The city argues that a universal parking fee is not what is delineated in the lease, because Clear Channel charges everyone, even if they walk or take public transportation.
"They just found a way to increase their bottom line," Martello said. By separating parking fees from ticket prices, Clear Channel made $1.6 million last year, with no portion going to the city.
"I think it's always been a relationship of different styles," said state Assembly member Sally Lieber, a former Mountain View mayor. "They're rock and roll promoters and we're a city government."
Lieber rattled off disagreements between the city and Bill Graham Presents, which is still the name Clear Channel uses for the local concert promotion branch.
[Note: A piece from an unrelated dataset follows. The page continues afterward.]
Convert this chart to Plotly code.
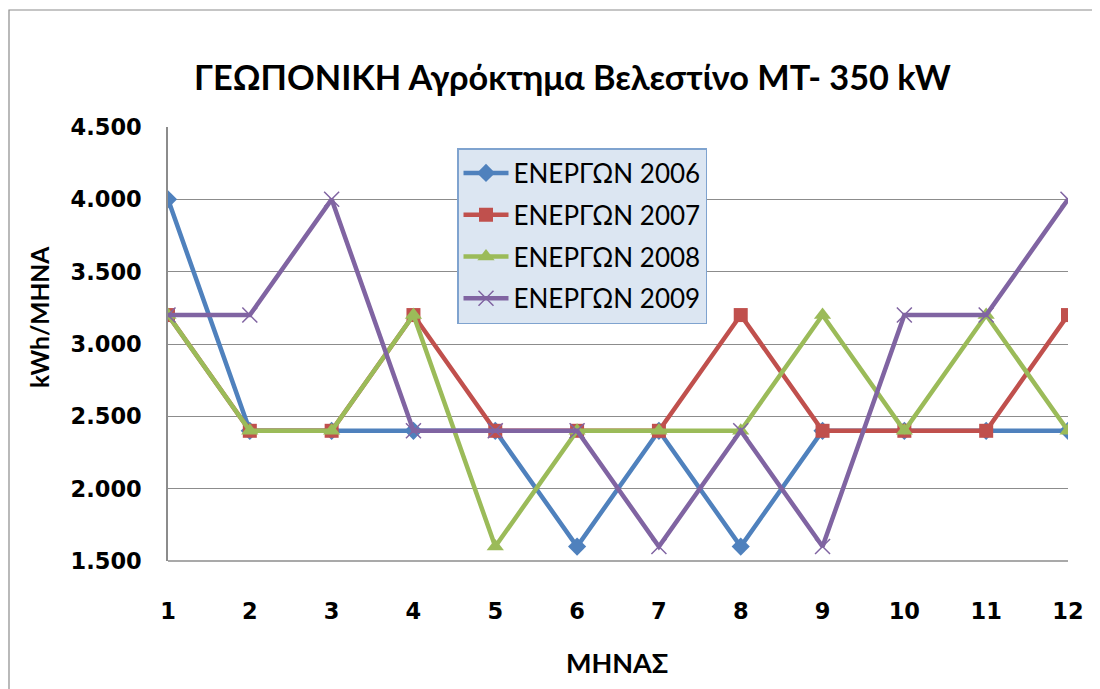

They clashed over selling naming rights -- first Yahoo and then Lycos tried to gain rights to the name -- and there were different visions of a flea market proposed by Clear Channel.
This year will also be the first without New Orleans by the Bay, a variety festival Clear Channel discontinued due to declining attendance. City council members said closing the event after 14 years was not a controversial decision.
Across the Bay, Clear Channel took over the Concord Pavilion in 2000, and since then, though city revenues there have increased, popular shows, like the Fourth of July show and jazz festival, have been discontinued.
Mark Deven, Concord's parks and recreation director, said the city's relationship with Clear Channel has been virtually conflict free. Clear Channel pays 20 percent of Deven's salary.
The company also pays Concord $1.7 million to cover debt payments on the Pavilion, and Concord gets a cut of the profit that Clear Channel makes beyond that.
Though city council members declined to speak about the pending litigation, Mayor Michael Kasperzak said there have been changes since Clear Channel took over.
"When BGP was the owner and operator, they had one point person," he said. "There have been at least three general managers since then, and the corporation has gotten more involved. ... Things worked better when someone we knew was there."
Overall, though, the city was still extremely positive about the relationship.
"I think Shoreline Amphitheatre adds a lot to the city," Kasperzak said. "It adds a cultural base and draws a lot of business. People know Mountain View."
"The history of Shoreline shows how creative Mountain View is about providing great things for the community," said Council member Rosemary Stasek. "Mountain View took a garbage dump and turned it into a premier venue."